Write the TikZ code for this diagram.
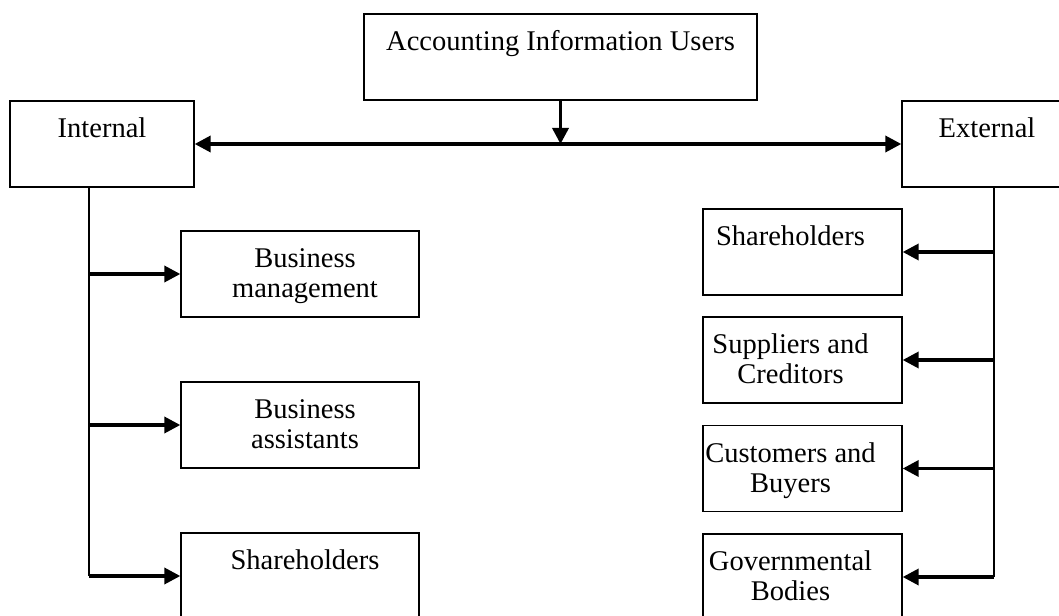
\documentclass[tikz,border=0pt]{standalone}
\usepackage{fontspec}
\setmainfont{Liberation Serif}
\usetikzlibrary{arrows.meta}
\newcommand{\boxstrut}{\rule{0pt}{20pt}}
\tikzset{
	plain box/.style={draw,line width=1pt,inner sep=0pt,minimum height=64.5pt},
	top text/.style={label={[anchor=north,yshift=-7.75pt,align=center,inner sep=0pt,
		font=\fontsize{21.4}{22.5}\selectfont]north:\boxstrut#1}},
	thick arrow/.style={->,line width=2.6pt},
	spine/.style={line width=1pt}
}

\begin{document}
\begin{tikzpicture}[x=0.75pt,y=-0.75pt,>={Triangle[length=12pt,width=12pt]}]
	\useasboundingbox (0,0) rectangle (1059,616);
	\clip (0,0) rectangle (1059,616);
	\node [plain box,minimum width=294.75pt,top text={Accounting Information Users}] (users) at (560.5,57) {};
	\node [plain box,minimum width=138pt,top text=Internal] (int) at (102,144) {};
	\node [plain box,minimum width=127.5pt,top text=External] (ext) at (987,144) {};
	% internal users
	\begin{scope}[every label/.append style={xshift=3.75pt}]
	\node [plain box,minimum width=178.5pt,top text={Business\\management}] (int1) at (300,274) {};
	\node [plain box,minimum width=178.5pt,top text={Business\\assistants}] (int2) at (300,425) {};
	\node [plain box,minimum width=178.5pt,top text=Shareholders] (int3) at (300,576) {};
	\end{scope}
	% external users
	\begin{scope}[every label/.append style={xshift=-9pt}]
	\node [plain box,minimum width=149.25pt,top text=Shareholders] (ext1) at (802.5,252) {};
	\node [plain box,minimum width=149.25pt,top text={Suppliers and\\Creditors}] (ext2) at (802.5,360) {};
	\node [plain box,minimum width=149.25pt,top text={Customers and\\Buyers}] (ext3) at (802.5,468.5) {};
	\node [plain box,minimum width=149.25pt,top text={Governmental\\Bodies}] (ext4) at (802.5,577) {};
	\end{scope}

	\draw [thick arrow,<->] (int.east) -- (ext.west);
	\draw [thick arrow] (users.south) -- (users.south |- int.east);

	\coordinate (intspine) at ([xshift=-9.75pt]int.south);
	\coordinate (extspine) at ([xshift=5.25pt]ext.south);
	\draw [spine] (intspine) -- (intspine |- int3.west);
	\draw [spine] (extspine) -- (extspine |- ext4.east);
	\foreach \n in {int1,int2,int3}
		\draw [thick arrow] (intspine |- \n.west) -- (\n.west);
	\foreach \n in {ext1,ext2,ext3,ext4}
		\draw [thick arrow] (extspine |- \n.east) -- (\n.east);
\end{tikzpicture}
\end{document}
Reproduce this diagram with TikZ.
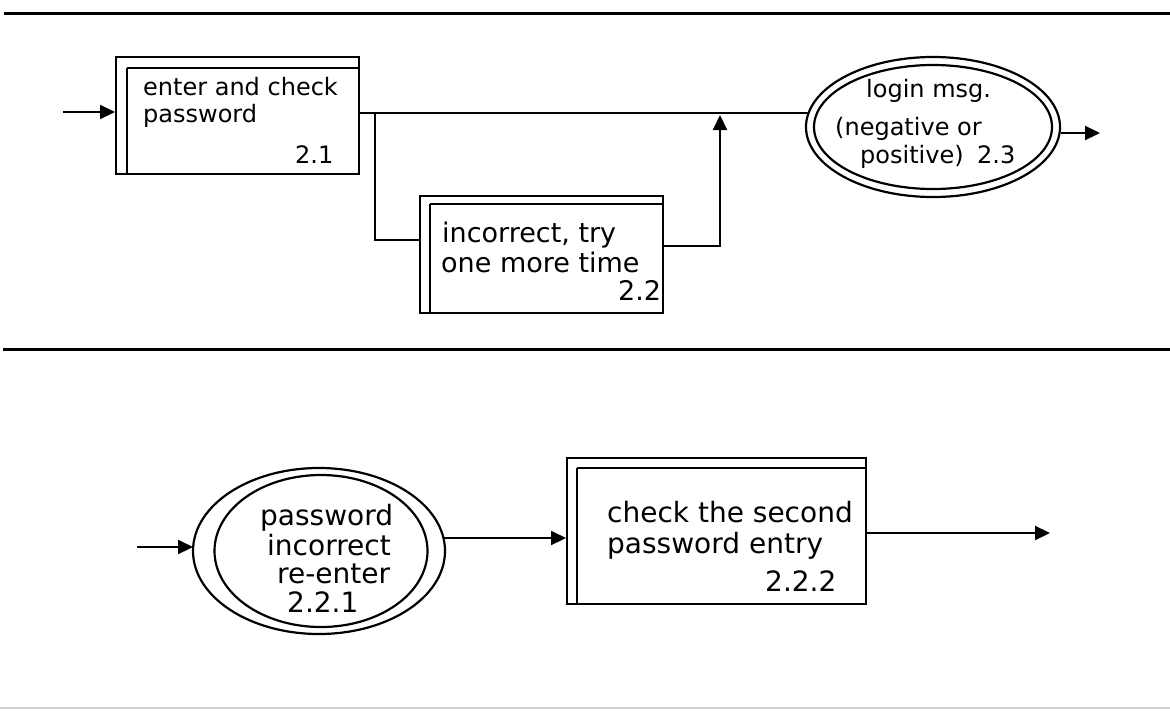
\documentclass[tikz,border=0pt]{standalone}
\usepackage{fontspec}
\setmainfont{DejaVu Sans}
\usetikzlibrary{shapes.geometric,arrows.meta,calc}
\tikzset{
  ln/.style={line width=2.2pt},
  flow/.style={ln,-{Triangle[length=15pt,width=14pt]}},
  procbox/.style={draw,ln,rectangle,anchor=north west,inner sep=0pt},
  oval/.style={draw,ln,ellipse,inner sep=0pt},
  lbl/.style={anchor=base west,inner sep=0pt},
  fA/.style={font=\fontsize{24}{29}\selectfont},
  fB/.style={font=\fontsize{27}{29}\selectfont},
  fC/.style={font=\fontsize{28}{29}\selectfont},
  rule/.style={line width=3pt}
}
\begin{document}
\begin{tikzpicture}[x=1pt,y=-1pt]
\useasboundingbox (0,0) rectangle (1170,710);
\fill[white] (0,0) rectangle (1170,710);
% horizontal rules
\coordinate (r1a) at (4,13); \coordinate (r1b) at (1170,13);
\coordinate (r2a) at (3,349); \coordinate (r2b) at (1170,349);
\coordinate (r3a) at (0,708); \coordinate (r3b) at (1170,708);
\draw[rule] (r1a) -- (r1b);
\draw[rule] (r2a) -- (r2b);
\draw[line width=2pt,gray!35] (r3a) -- (r3b);

% ---------- top section ----------
\node[procbox,minimum width=243pt,minimum height=117pt] (b21) at (115,56) {};
\draw[ln] ($(b21.north west)+(12,12)$) -- ($(b21.north east)+(0,12)$);
\draw[ln] ($(b21.north west)+(12,12)$) -- ($(b21.south west)+(12,0)$);
\node[lbl,fA] (t21a) at (143,95) {enter and check};
\node[lbl,fA] (t21b) at (143,122) {password};
\node[lbl,fA] (t21c) at (295,163) {2.1};

\node[procbox,minimum width=243pt,minimum height=117pt] (b22) at (419,195) {};
\draw[ln] ($(b22.north west)+(11,9)$) -- ($(b22.north east)+(0,9)$);
\draw[ln] ($(b22.north west)+(11,9)$) -- ($(b22.south west)+(11,0)$);
\node[lbl,fB] (t22a) at (442,242) {incorrect, try};
\node[lbl,fB] (t22b) at (441,272) {one more time};
\node[lbl,fB] (t22c) at (618,300) {2.2};

\node[oval,minimum width=254pt,minimum height=140pt] (e23) at (933,127) {};
\node[oval,minimum width=238pt,minimum height=124pt] (e23i) at (933,127) {};
\node[lbl,fA] (t23a) at (866,97) {login msg.};
\node[lbl,fA] (t23b) at (835,135) {(negative or};
\node[lbl,fA] (t23c) at (860,163) {positive)};
\node[lbl,fA] (t23d) at (977,163) {2.3};

\coordinate (in1) at (63,112);
\coordinate (j1) at (375,113);
\coordinate (j2) at (720,113);
\coordinate (j2t) at (720,115);
\coordinate (e23in) at (809,113);
\coordinate (out1) at (1100,133);

\draw[flow] (in1) -- (in1 -| b21.west);
\draw[ln] (b21.east |- j1) -- (j1) -- (j2) -- (e23in);
\draw[ln] (j1) |- ($(b22.west)+(0,-15)$);
\draw[flow] ($(b22.east)+(0,-9)$) -| (j2t);
\draw[flow] (e23.east |- out1) -- (out1);

% ---------- bottom section ----------
\node[oval,minimum width=252pt,minimum height=166pt] (e221) at (319,551) {};
\node[oval,minimum width=213pt,minimum height=152pt] (e221i) at (321,551) {};
\node[lbl,fC] (t221a) at (260,525) {password};
\node[lbl,fC] (t221b) at (267,555) {incorrect};
\node[lbl,fC] (t221c) at (277,583) {re-enter};
\node[lbl,fC] (t221d) at (287,612) {2.2.1};

\node[procbox,minimum width=299pt,minimum height=146pt] (b222) at (566,457) {};
\draw[ln] ($(b222.north west)+(11,11)$) -- ($(b222.north east)+(0,11)$);
\draw[ln] ($(b222.north west)+(11,11)$) -- ($(b222.south west)+(11,0)$);
\node[lbl,fC] (t222a) at (607,522) {check the second};
\node[lbl,fC] (t222b) at (607,553) {password entry};
\node[lbl,fC] (t222c) at (765,591) {2.2.2};

\coordinate (in2) at (137,547);
\coordinate (e221in) at (193,547);
\coordinate (m2) at (444,538);
\coordinate (out2) at (1050,533);

\draw[flow] (in2) -- (e221in);
\draw[flow] (m2) -- (m2 -| b222.west);
\draw[flow] (b222.east |- out2) -- (out2);
\end{tikzpicture}
\end{document}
***
- **Required task**
Using the records above, retype everything exactly except the pictures.

- **Exercise output**
Write the TikZ code for this diagram.
\documentclass[tikz,border=0pt]{standalone}
\usepackage{fontspec}
\setmainfont{Liberation Serif}
\usetikzlibrary{arrows.meta}
\newcommand{\boxstrut}{\rule{0pt}{20pt}}
\tikzset{
	plain box/.style={draw,line width=1pt,inner sep=0pt,minimum height=64.5pt},
	top text/.style={label={[anchor=north,yshift=-7.75pt,align=center,inner sep=0pt,
		font=\fontsize{21.4}{22.5}\selectfont]north:\boxstrut#1}},
	thick arrow/.style={->,line width=2.6pt},
	spine/.style={line width=1pt}
}

\begin{document}
\begin{tikzpicture}[x=0.75pt,y=-0.75pt,>={Triangle[length=12pt,width=12pt]}]
	\useasboundingbox (0,0) rectangle (1059,616);
	\clip (0,0) rectangle (1059,616);
	\node [plain box,minimum width=294.75pt,top text={Accounting Information Users}] (users) at (560.5,57) {};
	\node [plain box,minimum width=138pt,top text=Internal] (int) at (102,144) {};
	\node [plain box,minimum width=127.5pt,top text=External] (ext) at (987,144) {};
	% internal users
	\begin{scope}[every label/.append style={xshift=3.75pt}]
	\node [plain box,minimum width=178.5pt,top text={Business\\management}] (int1) at (300,274) {};
	\node [plain box,minimum width=178.5pt,top text={Business\\assistants}] (int2) at (300,425) {};
	\node [plain box,minimum width=178.5pt,top text=Shareholders] (int3) at (300,576) {};
	\end{scope}
	% external users
	\begin{scope}[every label/.append style={xshift=-9pt}]
	\node [plain box,minimum width=149.25pt,top text=Shareholders] (ext1) at (802.5,252) {};
	\node [plain box,minimum width=149.25pt,top text={Suppliers and\\Creditors}] (ext2) at (802.5,360) {};
	\node [plain box,minimum width=149.25pt,top text={Customers and\\Buyers}] (ext3) at (802.5,468.5) {};
	\node [plain box,minimum width=149.25pt,top text={Governmental\\Bodies}] (ext4) at (802.5,577) {};
	\end{scope}

	\draw [thick arrow,<->] (int.east) -- (ext.west);
	\draw [thick arrow] (users.south) -- (users.south |- int.east);

	\coordinate (intspine) at ([xshift=-9.75pt]int.south);
	\coordinate (extspine) at ([xshift=5.25pt]ext.south);
	\draw [spine] (intspine) -- (intspine |- int3.west);
	\draw [spine] (extspine) -- (extspine |- ext4.east);
	\foreach \n in {int1,int2,int3}
		\draw [thick arrow] (intspine |- \n.west) -- (\n.west);
	\foreach \n in {ext1,ext2,ext3,ext4}
		\draw [thick arrow] (extspine |- \n.east) -- (\n.east);
\end{tikzpicture}
\end{document}
Reproduce this diagram with TikZ.
\documentclass[tikz,border=0pt]{standalone}
\usepackage{fontspec}
\setmainfont{DejaVu Sans}
\usetikzlibrary{shapes.geometric,arrows.meta,calc}
\tikzset{
  ln/.style={line width=2.2pt},
  flow/.style={ln,-{Triangle[length=15pt,width=14pt]}},
  procbox/.style={draw,ln,rectangle,anchor=north west,inner sep=0pt},
  oval/.style={draw,ln,ellipse,inner sep=0pt},
  lbl/.style={anchor=base west,inner sep=0pt},
  fA/.style={font=\fontsize{24}{29}\selectfont},
  fB/.style={font=\fontsize{27}{29}\selectfont},
  fC/.style={font=\fontsize{28}{29}\selectfont},
  rule/.style={line width=3pt}
}
\begin{document}
\begin{tikzpicture}[x=1pt,y=-1pt]
\useasboundingbox (0,0) rectangle (1170,710);
\fill[white] (0,0) rectangle (1170,710);
% horizontal rules
\coordinate (r1a) at (4,13); \coordinate (r1b) at (1170,13);
\coordinate (r2a) at (3,349); \coordinate (r2b) at (1170,349);
\coordinate (r3a) at (0,708); \coordinate (r3b) at (1170,708);
\draw[rule] (r1a) -- (r1b);
\draw[rule] (r2a) -- (r2b);
\draw[line width=2pt,gray!35] (r3a) -- (r3b);

% ---------- top section ----------
\node[procbox,minimum width=243pt,minimum height=117pt] (b21) at (115,56) {};
\draw[ln] ($(b21.north west)+(12,12)$) -- ($(b21.north east)+(0,12)$);
\draw[ln] ($(b21.north west)+(12,12)$) -- ($(b21.south west)+(12,0)$);
\node[lbl,fA] (t21a) at (143,95) {enter and check};
\node[lbl,fA] (t21b) at (143,122) {password};
\node[lbl,fA] (t21c) at (295,163) {2.1};

\node[procbox,minimum width=243pt,minimum height=117pt] (b22) at (419,195) {};
\draw[ln] ($(b22.north west)+(11,9)$) -- ($(b22.north east)+(0,9)$);
\draw[ln] ($(b22.north west)+(11,9)$) -- ($(b22.south west)+(11,0)$);
\node[lbl,fB] (t22a) at (442,242) {incorrect, try};
\node[lbl,fB] (t22b) at (441,272) {one more time};
\node[lbl,fB] (t22c) at (618,300) {2.2};

\node[oval,minimum width=254pt,minimum height=140pt] (e23) at (933,127) {};
\node[oval,minimum width=238pt,minimum height=124pt] (e23i) at (933,127) {};
\node[lbl,fA] (t23a) at (866,97) {login msg.};
\node[lbl,fA] (t23b) at (835,135) {(negative or};
\node[lbl,fA] (t23c) at (860,163) {positive)};
\node[lbl,fA] (t23d) at (977,163) {2.3};

\coordinate (in1) at (63,112);
\coordinate (j1) at (375,113);
\coordinate (j2) at (720,113);
\coordinate (j2t) at (720,115);
\coordinate (e23in) at (809,113);
\coordinate (out1) at (1100,133);

\draw[flow] (in1) -- (in1 -| b21.west);
\draw[ln] (b21.east |- j1) -- (j1) -- (j2) -- (e23in);
\draw[ln] (j1) |- ($(b22.west)+(0,-15)$);
\draw[flow] ($(b22.east)+(0,-9)$) -| (j2t);
\draw[flow] (e23.east |- out1) -- (out1);

% ---------- bottom section ----------
\node[oval,minimum width=252pt,minimum height=166pt] (e221) at (319,551) {};
\node[oval,minimum width=213pt,minimum height=152pt] (e221i) at (321,551) {};
\node[lbl,fC] (t221a) at (260,525) {password};
\node[lbl,fC] (t221b) at (267,555) {incorrect};
\node[lbl,fC] (t221c) at (277,583) {re-enter};
\node[lbl,fC] (t221d) at (287,612) {2.2.1};

\node[procbox,minimum width=299pt,minimum height=146pt] (b222) at (566,457) {};
\draw[ln] ($(b222.north west)+(11,11)$) -- ($(b222.north east)+(0,11)$);
\draw[ln] ($(b222.north west)+(11,11)$) -- ($(b222.south west)+(11,0)$);
\node[lbl,fC] (t222a) at (607,522) {check the second};
\node[lbl,fC] (t222b) at (607,553) {password entry};
\node[lbl,fC] (t222c) at (765,591) {2.2.2};

\coordinate (in2) at (137,547);
\coordinate (e221in) at (193,547);
\coordinate (m2) at (444,538);
\coordinate (out2) at (1050,533);

\draw[flow] (in2) -- (e221in);
\draw[flow] (m2) -- (m2 -| b222.west);
\draw[flow] (b222.east |- out2) -- (out2);
\end{tikzpicture}
\end{document}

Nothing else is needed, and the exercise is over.